What to work on — Set down the data below from its first line to the line holding "const left = 138, right = 830;", inclusive; omit all pictures.

Recorded data —
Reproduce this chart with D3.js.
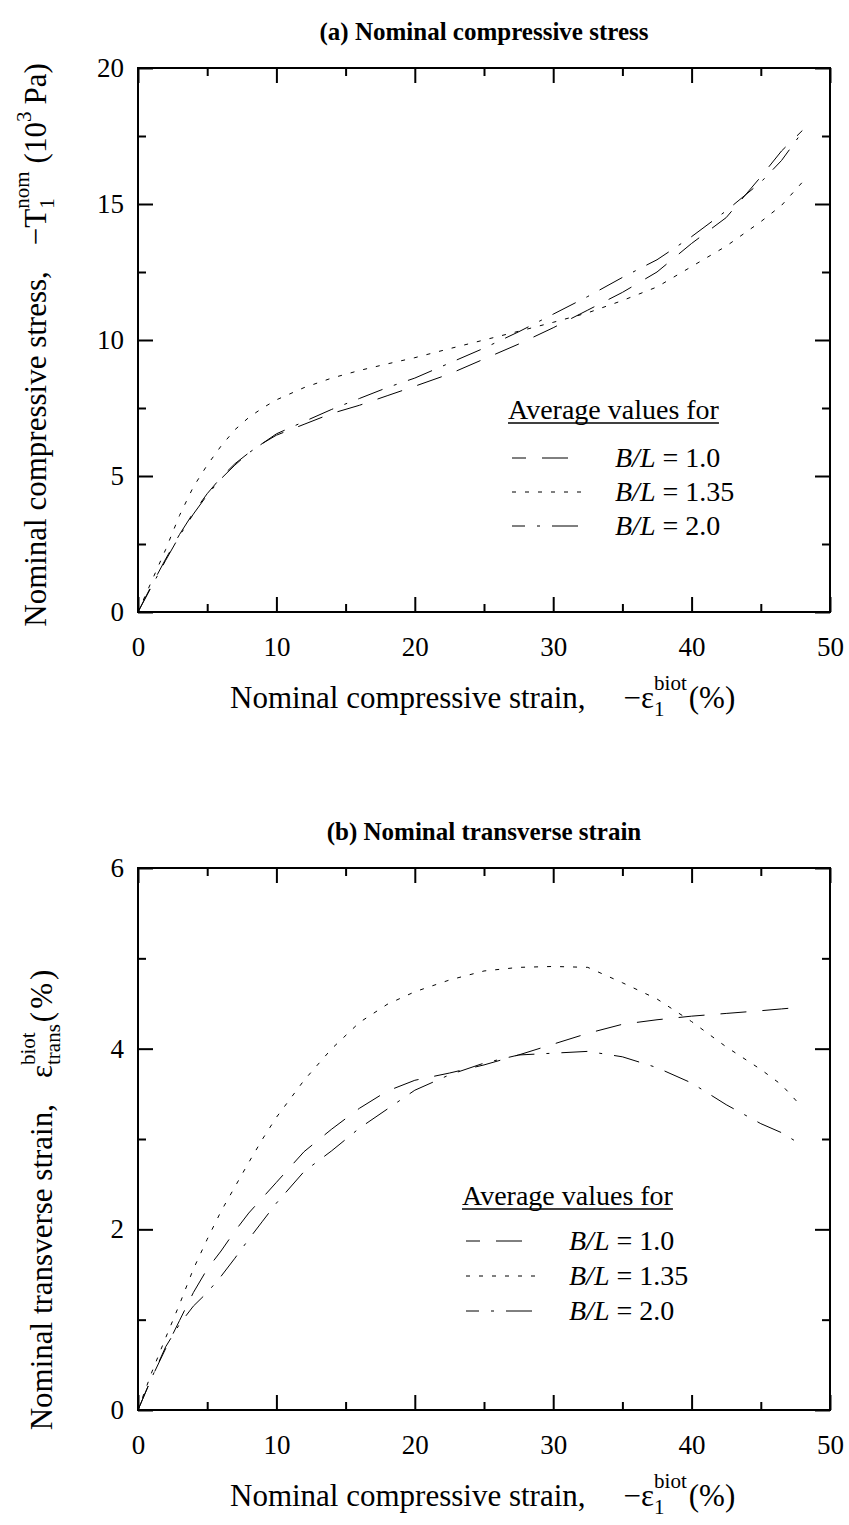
<!DOCTYPE html>
<html>
<head>
<meta charset="utf-8">
<script src="https://cdn.jsdelivr.net/npm/d3@7"></script>
<style>
  body { margin: 0; background: #fff; }
  text { font-family: 'Liberation Serif', 'Times New Roman', serif; }
</style>
</head>
<body>
<script>
// strain values (%), shared x grid for both panels
const strain = [0,1,2,3,4,5,6,7,8,9,10,12,14,16,18,20,22.5,25,27.5,30,32.5,35,37.5,40,42.5,45,46.5,48];

// (a) nominal compressive stress (10^3 Pa)
const stressBL10  = [0,1.0,1.95,2.85,3.65,4.35,4.95,5.45,5.85,6.2,6.5,6.9,7.3,7.6,7.95,8.3,8.75,9.3,9.85,10.45,11.1,11.75,12.5,13.55,14.5,16.0,16.95,17.7];
const stressBL135 = [0,1.15,2.3,3.55,4.6,5.4,6.1,6.7,7.15,7.5,7.8,8.25,8.6,8.88,9.12,9.35,9.68,10.0,10.32,10.65,11.0,11.45,11.95,12.7,13.45,14.35,14.95,15.8];
const stressBL20  = [0,0.95,1.9,2.8,3.6,4.3,4.9,5.4,5.85,6.2,6.55,7.0,7.45,7.85,8.25,8.6,9.15,9.7,10.3,10.95,11.6,12.3,12.95,13.8,14.75,15.8,16.6,17.65];

// (b) nominal transverse strain (%)
const transBL10  = [0,0.36,0.68,0.99,1.3,1.56,1.76,1.98,2.18,2.35,2.52,2.86,3.11,3.34,3.53,3.65,3.73,3.82,3.93,4.05,4.17,4.27,4.32,4.36,4.39,4.42,4.44,4.46];
const transBL135 = [0,0.42,0.8,1.17,1.56,1.89,2.2,2.47,2.74,3.0,3.24,3.65,4.0,4.29,4.49,4.63,4.76,4.86,4.9,4.91,4.9,4.73,4.55,4.3,4.02,3.77,3.6,3.35];
const transBL20  = [0,0.36,0.7,0.95,1.15,1.3,1.48,1.68,1.89,2.09,2.29,2.64,2.87,3.12,3.33,3.54,3.71,3.84,3.93,3.95,3.97,3.91,3.79,3.62,3.38,3.17,3.07,2.93];

const legendLabels = ["1.0", "1.35", "2.0"];
const xMajor = [0,10,20,30,40,50];
const xMinor = [5,15,25,35,45];

const serif = "'Liberation Serif', 'Times New Roman', serif";
const dashes = ["26,16", "4,9", "26,12,3,12"];
const legendOffset = [12, 0, 13];
const legendLen = [56, 75, 66];

const W = 849, H = 1525;
const left = 138, right = 830;

const svg = d3.select("body").append("svg")
    .attr("width", W)
    .attr("height", H)
    .attr("font-family", serif);
svg.append("rect").attr("width", W).attr("height", H).attr("fill", "#fff");

// text made of pieces (subscripts / superscripts), returns total width
function rich(g, pieces) {
    let cur = 0, lastStart = 0;
    pieces.forEach(function(p) {
        const start = p.stack ? lastStart : cur + (p.gap || 0);
        const t = g.append("text")
            .attr("x", start)
            .attr("y", -(p.shift || 0))
            .attr("font-size", p.size)
            .attr("font-style", p.italic ? "italic" : null)
            .attr("fill", "#000")
            .text(p.t);
        const w = t.node().getComputedTextLength();
        if (!p.stack) lastStart = start;
        cur = Math.max(cur, start + w);
    });
    return cur;
}

function addAxis(g, axisFn, scale, pos, values, size, pad, labels) {
    const a = axisFn(scale).tickValues(values).tickSize(-size).tickPadding(pad)
        .tickFormat(labels ? d3.format("d") : "");
    const ag = g.append("g").attr("transform", pos).call(a);
    ag.attr("font-family", serif);
    ag.select(".domain").remove();
    ag.selectAll("line").attr("stroke", "#000").attr("stroke-width", 2);
    ag.selectAll("text")
        .style("font-family", serif)
        .attr("font-size", 27)
        .attr("fill", "#000");
}

function panel(opt) {
    const x = d3.scaleLinear().domain([0, 50]).range([left, right]);
    const y = d3.scaleLinear().domain([0, opt.yMax]).range([opt.bottom, opt.top]);
    const g = svg.append("g");

    // title
    g.append("text")
        .attr("x", (left + right) / 2)
        .attr("y", opt.top - 28)
        .attr("text-anchor", "middle")
        .attr("font-size", 25)
        .attr("font-weight", "bold")
        .text(opt.title);

    // ticks on all four sides, pointing inward
    addAxis(g, d3.axisBottom, x, `translate(0,${opt.bottom})`, xMajor, 15, 25, true);
    addAxis(g, d3.axisBottom, x, `translate(0,${opt.bottom})`, xMinor, 8, 25, false);
    addAxis(g, d3.axisTop, x, `translate(0,${opt.top})`, xMajor, 15, 0, false);
    addAxis(g, d3.axisTop, x, `translate(0,${opt.top})`, xMinor, 8, 0, false);
    addAxis(g, d3.axisLeft, y, `translate(${left},0)`, opt.yMajor, 15, 14, true);
    addAxis(g, d3.axisLeft, y, `translate(${left},0)`, opt.yMinor, 8, 14, false);
    addAxis(g, d3.axisRight, y, `translate(${right},0)`, opt.yMajor, 15, 0, false);
    addAxis(g, d3.axisRight, y, `translate(${right},0)`, opt.yMinor, 8, 0, false);

    g.append("rect")
        .attr("x", left).attr("y", opt.top)
        .attr("width", right - left).attr("height", opt.bottom - opt.top)
        .attr("fill", "none").attr("stroke", "#000").attr("stroke-width", 2);

    // curves
    const line = d3.line()
        .x(function(d, i) { return x(strain[i]); })
        .y(function(d) { return y(d); });
    opt.series.forEach(function(s, i) {
        g.append("path")
            .datum(s)
            .attr("d", line)
            .attr("fill", "none")
            .attr("stroke", "#000")
            .attr("stroke-width", 1)
            .attr("stroke-dasharray", dashes[i]);
    });

    // legend
    const lg = g.append("g").attr("transform", `translate(${opt.legX},${opt.legY})`);
    const head = lg.append("text").attr("font-size", 28).text("Average values for");
    const hw = head.node().getComputedTextLength();
    lg.append("line").attr("x1", 0).attr("x2", hw).attr("y1", 4).attr("y2", 4)
        .attr("stroke", "#000").attr("stroke-width", 1.5);
    legendLabels.forEach(function(lab, i) {
        const ry = opt.legRow0 + i * opt.legStep;
        lg.append("line")
            .attr("x1", 4).attr("x2", 4 + legendLen[i])
            .attr("y1", ry - 9).attr("y2", ry - 9)
            .attr("stroke", "#000").attr("stroke-width", 1)
            .attr("stroke-dasharray", dashes[i])
            .attr("stroke-dashoffset", legendOffset[i]);
        const t = lg.append("text").attr("x", 107).attr("y", ry).attr("font-size", 28);
        t.append("tspan").attr("font-style", "italic").text("B/L");
        t.append("tspan").text(" = " + lab);
    });

    // x axis title
    const xt = g.append("g").attr("transform", `translate(230,${opt.bottom + 96})`);
    rich(xt, [
        {t: "Nominal compressive strain,", size: 31},
        {t: "\u2212\u03b5", size: 31, gap: 38},
        {t: "1", size: 21, shift: -8},
        {t: "biot", size: 21, shift: 18, stack: true},
        {t: "(%)", size: 31, gap: 2}
    ]);

    // y axis title (rotated)
    const yt = g.append("g");
    const len = rich(yt, opt.yPieces);
    yt.attr("transform", `translate(${opt.yTitleX},${opt.yTitleC + len / 2}) rotate(-90)`);
}

panel({
    title: "(a) Nominal compressive stress",
    top: 68, bottom: 612, yMax: 20,
    yMajor: [0,5,10,15,20], yMinor: [2.5,7.5,12.5,17.5],
    series: [stressBL10, stressBL135, stressBL20],
    legX: 508, legY: 419, legRow0: 48, legStep: 34,
    yTitleX: 46, yTitleC: 345,
    yPieces: [
        {t: "Nominal compressive stress,", size: 31},
        {t: "\u2212T", size: 31, gap: 26},
        {t: "1", size: 21, shift: -8},
        {t: "nom", size: 21, shift: 17, stack: true},
        {t: "(10", size: 31, gap: 8},
        {t: "3", size: 21, shift: 15},
        {t: "Pa)", size: 31, gap: 7}
    ]
});

panel({
    title: "(b) Nominal transverse strain",
    top: 868, bottom: 1410, yMax: 6,
    yMajor: [0,2,4,6], yMinor: [1,3,5],
    series: [transBL10, transBL135, transBL20],
    legX: 462, legY: 1205, legRow0: 45, legStep: 35,
    yTitleX: 52, yTitleC: 1200,
    yPieces: [
        {t: "Nominal transverse strain,", size: 31},
        {t: "\u03b5", size: 31, gap: 26},
        {t: "trans", size: 21, shift: -8},
        {t: "biot", size: 21, shift: 17, stack: true},
        {t: "(", size: 31, gap: 2},
        {t: "%", size: 31, gap: 3},
        {t: ")", size: 31, gap: 3}
    ]
});
</script>
</body>
</html>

The reply —
Reproduce this chart with D3.js.
<!DOCTYPE html>
<html>
<head>
<meta charset="utf-8">
<script src="https://cdn.jsdelivr.net/npm/d3@7"></script>
<style>
  body { margin: 0; background: #fff; }
  text { font-family: 'Liberation Serif', 'Times New Roman', serif; }
</style>
</head>
<body>
<script>
// strain values (%), shared x grid for both panels
const strain = [0,1,2,3,4,5,6,7,8,9,10,12,14,16,18,20,22.5,25,27.5,30,32.5,35,37.5,40,42.5,45,46.5,48];

// (a) nominal compressive stress (10^3 Pa)
const stressBL10  = [0,1.0,1.95,2.85,3.65,4.35,4.95,5.45,5.85,6.2,6.5,6.9,7.3,7.6,7.95,8.3,8.75,9.3,9.85,10.45,11.1,11.75,12.5,13.55,14.5,16.0,16.95,17.7];
const stressBL135 = [0,1.15,2.3,3.55,4.6,5.4,6.1,6.7,7.15,7.5,7.8,8.25,8.6,8.88,9.12,9.35,9.68,10.0,10.32,10.65,11.0,11.45,11.95,12.7,13.45,14.35,14.95,15.8];
const stressBL20  = [0,0.95,1.9,2.8,3.6,4.3,4.9,5.4,5.85,6.2,6.55,7.0,7.45,7.85,8.25,8.6,9.15,9.7,10.3,10.95,11.6,12.3,12.95,13.8,14.75,15.8,16.6,17.65];

// (b) nominal transverse strain (%)
const transBL10  = [0,0.36,0.68,0.99,1.3,1.56,1.76,1.98,2.18,2.35,2.52,2.86,3.11,3.34,3.53,3.65,3.73,3.82,3.93,4.05,4.17,4.27,4.32,4.36,4.39,4.42,4.44,4.46];
const transBL135 = [0,0.42,0.8,1.17,1.56,1.89,2.2,2.47,2.74,3.0,3.24,3.65,4.0,4.29,4.49,4.63,4.76,4.86,4.9,4.91,4.9,4.73,4.55,4.3,4.02,3.77,3.6,3.35];
const transBL20  = [0,0.36,0.7,0.95,1.15,1.3,1.48,1.68,1.89,2.09,2.29,2.64,2.87,3.12,3.33,3.54,3.71,3.84,3.93,3.95,3.97,3.91,3.79,3.62,3.38,3.17,3.07,2.93];

const legendLabels = ["1.0", "1.35", "2.0"];
const xMajor = [0,10,20,30,40,50];
const xMinor = [5,15,25,35,45];

const serif = "'Liberation Serif', 'Times New Roman', serif";
const dashes = ["26,16", "4,9", "26,12,3,12"];
const legendOffset = [12, 0, 13];
const legendLen = [56, 75, 66];

const W = 849, H = 1525;
const left = 138, right = 830;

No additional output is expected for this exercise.